A: Suppose that the marginal payoff to studying for the initial hours you study increases but that this marginal payoff eventually declines as you study more.
(a) Illustrate, on a graph with “hours studying for the exam” as an input on the horizontal axis and “exam score” (ranging from0 to 100) as an output on the vertical axis, what your production frontier will look like.
(b) Now suppose that your tastes over leisure time (i.e. non-study time) and exam scores satisfies the usual five assumptions about tastes that we outlined in Chapter 4. What will your producer tastes look like. (Be careful to recognize that the producer picture has “hours studying” and not leisure hours on the horizontal axis.)
(c) Combining your production frontier with graphs of your indifference curves, illustrate the optimal number of hours you will study.
(d) Suppose that you and your friend differ in that your friend’s marginal rate of substitution at every possible “production plan” is shallower than yours.

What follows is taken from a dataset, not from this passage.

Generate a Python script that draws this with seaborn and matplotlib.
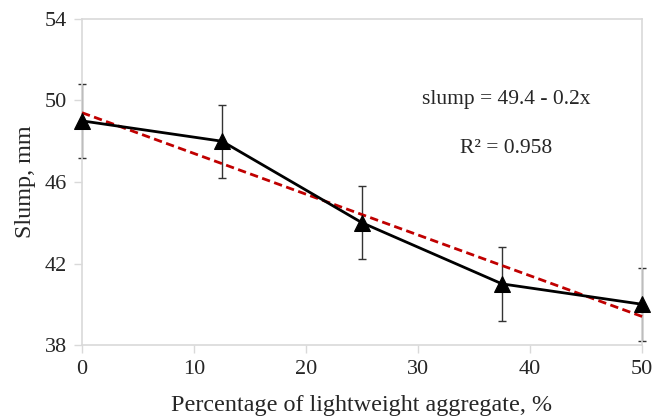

Who will do better on the exam?
(e) Notice that the same model can be applied to anything we do where the amount of effort is an input and how well we perform a task is the output. As we were growing up, adults often told us: “Anything worth doing is worth doing well.” Is that really true?
B: Now suppose that you and your friends Larry and Daryl each face the same “production technology” x = 3ℓ2 −0.2ℓ3 where x is the exam grade and ℓ is the number of hours of studying. Suppose further that each of you has tastes that can be captured by the utility function u (ℓ, x) = x −αℓ.
(a) Calculate your optimal hours of studying as a function of α.
(b) Suppose the values for α are 7, 10, and 13 for you, Larry and Daryl respectively. How much time will each of you study?
(c) What exam grades will each of you get?
(d) If each of you had 10 hours available that you could have used to study for the exam, could you each have made a 100? If so, why didn’t you?